*Dataset extract*:

----

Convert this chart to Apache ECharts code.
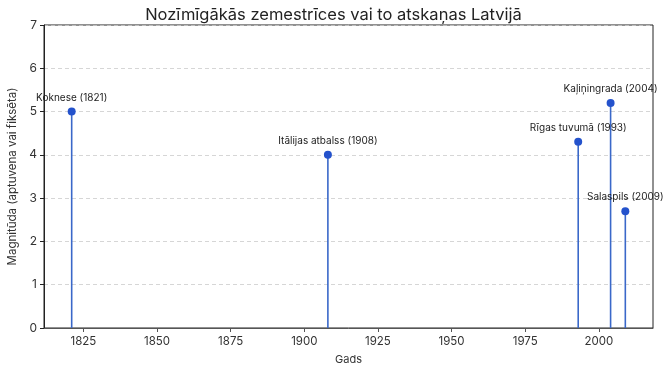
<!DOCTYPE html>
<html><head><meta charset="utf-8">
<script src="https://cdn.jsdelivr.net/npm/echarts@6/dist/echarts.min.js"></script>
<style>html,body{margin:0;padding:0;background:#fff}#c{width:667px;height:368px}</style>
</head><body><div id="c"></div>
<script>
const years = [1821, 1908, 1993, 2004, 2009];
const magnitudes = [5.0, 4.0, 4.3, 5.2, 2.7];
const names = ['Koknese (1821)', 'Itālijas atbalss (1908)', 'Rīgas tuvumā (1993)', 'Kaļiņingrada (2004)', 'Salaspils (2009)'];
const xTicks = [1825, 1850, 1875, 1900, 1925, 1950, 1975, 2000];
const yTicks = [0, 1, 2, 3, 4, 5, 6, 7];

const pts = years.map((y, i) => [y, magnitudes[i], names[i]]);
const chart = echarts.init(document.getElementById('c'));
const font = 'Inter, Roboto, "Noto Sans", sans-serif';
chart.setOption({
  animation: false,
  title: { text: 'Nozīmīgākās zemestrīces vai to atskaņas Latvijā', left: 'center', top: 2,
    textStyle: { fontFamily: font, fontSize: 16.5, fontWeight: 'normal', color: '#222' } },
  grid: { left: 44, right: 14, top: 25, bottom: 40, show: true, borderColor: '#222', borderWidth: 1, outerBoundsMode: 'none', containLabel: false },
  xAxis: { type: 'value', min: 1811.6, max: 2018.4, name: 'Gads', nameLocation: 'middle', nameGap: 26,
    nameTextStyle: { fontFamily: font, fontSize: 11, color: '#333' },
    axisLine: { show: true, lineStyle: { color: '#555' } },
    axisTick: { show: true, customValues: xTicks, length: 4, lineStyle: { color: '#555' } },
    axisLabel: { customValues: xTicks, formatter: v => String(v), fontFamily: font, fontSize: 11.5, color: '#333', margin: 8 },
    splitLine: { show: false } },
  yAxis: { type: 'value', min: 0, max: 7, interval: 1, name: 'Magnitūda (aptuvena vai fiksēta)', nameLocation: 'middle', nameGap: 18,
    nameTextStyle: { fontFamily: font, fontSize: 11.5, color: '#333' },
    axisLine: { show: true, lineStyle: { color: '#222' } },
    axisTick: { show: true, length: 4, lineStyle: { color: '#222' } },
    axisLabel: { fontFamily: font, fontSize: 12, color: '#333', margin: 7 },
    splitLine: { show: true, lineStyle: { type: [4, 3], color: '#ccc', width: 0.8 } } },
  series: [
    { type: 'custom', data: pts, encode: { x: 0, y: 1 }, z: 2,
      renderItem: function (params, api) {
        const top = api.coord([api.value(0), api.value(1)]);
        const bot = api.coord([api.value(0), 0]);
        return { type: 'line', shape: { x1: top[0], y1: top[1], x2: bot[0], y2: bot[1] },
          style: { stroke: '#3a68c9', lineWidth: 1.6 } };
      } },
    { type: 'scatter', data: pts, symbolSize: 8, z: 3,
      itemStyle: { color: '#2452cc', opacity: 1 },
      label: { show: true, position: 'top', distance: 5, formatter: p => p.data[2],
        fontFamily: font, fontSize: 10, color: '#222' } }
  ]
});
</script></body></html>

----

*Request*: Please restate the material above line by line, exactly, beginning at its first line and ending with the line that contains "const yTicks = [0, 1, 2, 3, 4, 5, 6, 7];", without any pictures.

*Response for this exercise*:
Convert this chart to Apache ECharts code.
<!DOCTYPE html>
<html><head><meta charset="utf-8">
<script src="https://cdn.jsdelivr.net/npm/echarts@6/dist/echarts.min.js"></script>
<style>html,body{margin:0;padding:0;background:#fff}#c{width:667px;height:368px}</style>
</head><body><div id="c"></div>
<script>
const years = [1821, 1908, 1993, 2004, 2009];
const magnitudes = [5.0, 4.0, 4.3, 5.2, 2.7];
const names = ['Koknese (1821)', 'Itālijas atbalss (1908)', 'Rīgas tuvumā (1993)', 'Kaļiņingrada (2004)', 'Salaspils (2009)'];
const xTicks = [1825, 1850, 1875, 1900, 1925, 1950, 1975, 2000];
const yTicks = [0, 1, 2, 3, 4, 5, 6, 7];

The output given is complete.